→ **DO THIS**
Nothing outside the range is to be copied. From the entries below, reproduce exactly the lines starting at the one with "Emit a Python" and ending at the one with "0.77, 0.79, 0.81, 0.83, 0.85, 0.90, 1.00]", without pictures.

####

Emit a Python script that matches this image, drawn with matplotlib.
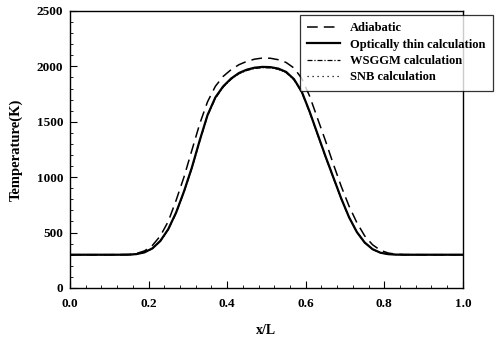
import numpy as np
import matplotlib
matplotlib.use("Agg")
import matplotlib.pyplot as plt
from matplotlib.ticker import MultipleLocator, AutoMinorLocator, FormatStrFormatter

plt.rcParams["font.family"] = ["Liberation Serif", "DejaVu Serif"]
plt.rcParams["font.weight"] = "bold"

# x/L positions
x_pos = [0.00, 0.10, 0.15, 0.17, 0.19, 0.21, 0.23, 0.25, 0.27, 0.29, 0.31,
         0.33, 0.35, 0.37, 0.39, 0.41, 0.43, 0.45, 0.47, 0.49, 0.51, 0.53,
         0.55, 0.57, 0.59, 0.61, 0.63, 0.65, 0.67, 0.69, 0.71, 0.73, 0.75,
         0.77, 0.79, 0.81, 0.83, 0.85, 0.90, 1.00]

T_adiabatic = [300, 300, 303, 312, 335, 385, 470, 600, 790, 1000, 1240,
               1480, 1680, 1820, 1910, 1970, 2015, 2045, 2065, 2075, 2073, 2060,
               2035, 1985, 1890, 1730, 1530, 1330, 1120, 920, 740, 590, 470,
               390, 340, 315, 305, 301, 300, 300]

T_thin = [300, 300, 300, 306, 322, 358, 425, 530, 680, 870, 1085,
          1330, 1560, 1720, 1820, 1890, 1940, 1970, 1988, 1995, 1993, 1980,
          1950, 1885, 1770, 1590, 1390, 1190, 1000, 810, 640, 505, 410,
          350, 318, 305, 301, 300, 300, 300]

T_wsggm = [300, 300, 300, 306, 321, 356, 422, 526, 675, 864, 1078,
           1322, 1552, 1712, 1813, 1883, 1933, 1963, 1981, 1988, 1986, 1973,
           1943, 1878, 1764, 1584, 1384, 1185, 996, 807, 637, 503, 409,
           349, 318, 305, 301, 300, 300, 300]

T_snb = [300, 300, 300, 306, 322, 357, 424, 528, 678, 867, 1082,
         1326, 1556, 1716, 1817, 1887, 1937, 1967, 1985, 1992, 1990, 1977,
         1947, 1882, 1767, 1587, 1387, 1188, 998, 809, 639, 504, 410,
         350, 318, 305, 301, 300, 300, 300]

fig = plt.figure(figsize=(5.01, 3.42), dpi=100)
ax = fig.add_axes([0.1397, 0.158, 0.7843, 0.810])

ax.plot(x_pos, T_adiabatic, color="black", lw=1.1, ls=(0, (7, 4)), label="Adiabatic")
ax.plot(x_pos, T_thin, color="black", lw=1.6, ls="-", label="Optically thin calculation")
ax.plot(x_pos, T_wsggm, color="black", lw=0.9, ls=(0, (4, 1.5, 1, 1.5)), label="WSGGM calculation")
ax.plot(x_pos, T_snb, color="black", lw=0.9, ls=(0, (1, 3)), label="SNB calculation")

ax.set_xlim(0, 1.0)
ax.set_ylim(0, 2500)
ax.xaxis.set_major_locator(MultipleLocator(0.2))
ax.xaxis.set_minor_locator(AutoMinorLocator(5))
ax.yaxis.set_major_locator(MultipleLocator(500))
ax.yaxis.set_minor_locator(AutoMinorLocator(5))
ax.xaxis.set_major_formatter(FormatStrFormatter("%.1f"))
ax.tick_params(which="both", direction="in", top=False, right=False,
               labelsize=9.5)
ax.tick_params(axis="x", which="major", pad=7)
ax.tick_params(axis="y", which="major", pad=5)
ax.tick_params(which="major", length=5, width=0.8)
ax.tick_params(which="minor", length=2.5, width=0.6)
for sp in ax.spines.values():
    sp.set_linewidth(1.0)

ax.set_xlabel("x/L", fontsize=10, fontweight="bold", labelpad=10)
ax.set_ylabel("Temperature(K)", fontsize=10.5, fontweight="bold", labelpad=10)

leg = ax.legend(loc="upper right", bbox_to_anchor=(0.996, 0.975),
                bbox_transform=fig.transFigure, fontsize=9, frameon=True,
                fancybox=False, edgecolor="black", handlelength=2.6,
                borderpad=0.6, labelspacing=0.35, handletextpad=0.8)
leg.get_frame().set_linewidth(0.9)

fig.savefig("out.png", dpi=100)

####

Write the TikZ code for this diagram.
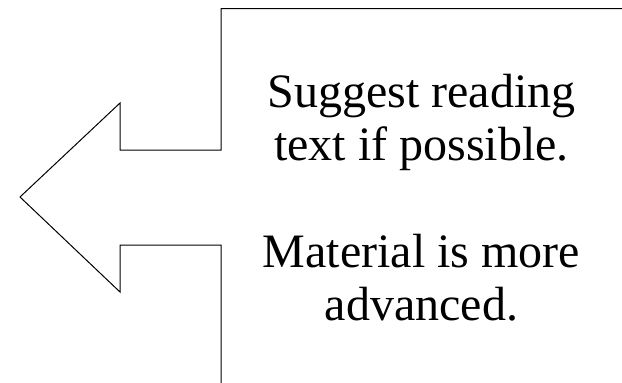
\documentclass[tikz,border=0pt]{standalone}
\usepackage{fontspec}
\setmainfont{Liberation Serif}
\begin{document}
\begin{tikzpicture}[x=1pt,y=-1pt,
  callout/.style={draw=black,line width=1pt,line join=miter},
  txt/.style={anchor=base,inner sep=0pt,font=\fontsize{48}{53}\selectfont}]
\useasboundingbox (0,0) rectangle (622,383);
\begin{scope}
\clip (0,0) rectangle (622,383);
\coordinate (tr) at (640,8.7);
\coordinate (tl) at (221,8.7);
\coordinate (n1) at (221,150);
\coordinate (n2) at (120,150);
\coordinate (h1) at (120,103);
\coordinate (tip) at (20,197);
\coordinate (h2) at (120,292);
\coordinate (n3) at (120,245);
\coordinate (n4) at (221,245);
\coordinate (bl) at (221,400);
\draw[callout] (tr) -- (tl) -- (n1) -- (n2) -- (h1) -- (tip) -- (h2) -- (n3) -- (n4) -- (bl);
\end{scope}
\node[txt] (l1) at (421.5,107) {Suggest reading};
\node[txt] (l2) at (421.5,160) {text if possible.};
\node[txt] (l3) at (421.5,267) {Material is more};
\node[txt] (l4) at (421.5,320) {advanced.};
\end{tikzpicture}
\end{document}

####

→ **CORRECT ANSWER**
Emit a Python script that matches this image, drawn with matplotlib.
import numpy as np
import matplotlib
matplotlib.use("Agg")
import matplotlib.pyplot as plt
from matplotlib.ticker import MultipleLocator, AutoMinorLocator, FormatStrFormatter

plt.rcParams["font.family"] = ["Liberation Serif", "DejaVu Serif"]
plt.rcParams["font.weight"] = "bold"

# x/L positions
x_pos = [0.00, 0.10, 0.15, 0.17, 0.19, 0.21, 0.23, 0.25, 0.27, 0.29, 0.31,
         0.33, 0.35, 0.37, 0.39, 0.41, 0.43, 0.45, 0.47, 0.49, 0.51, 0.53,
         0.55, 0.57, 0.59, 0.61, 0.63, 0.65, 0.67, 0.69, 0.71, 0.73, 0.75,
         0.77, 0.79, 0.81, 0.83, 0.85, 0.90, 1.00]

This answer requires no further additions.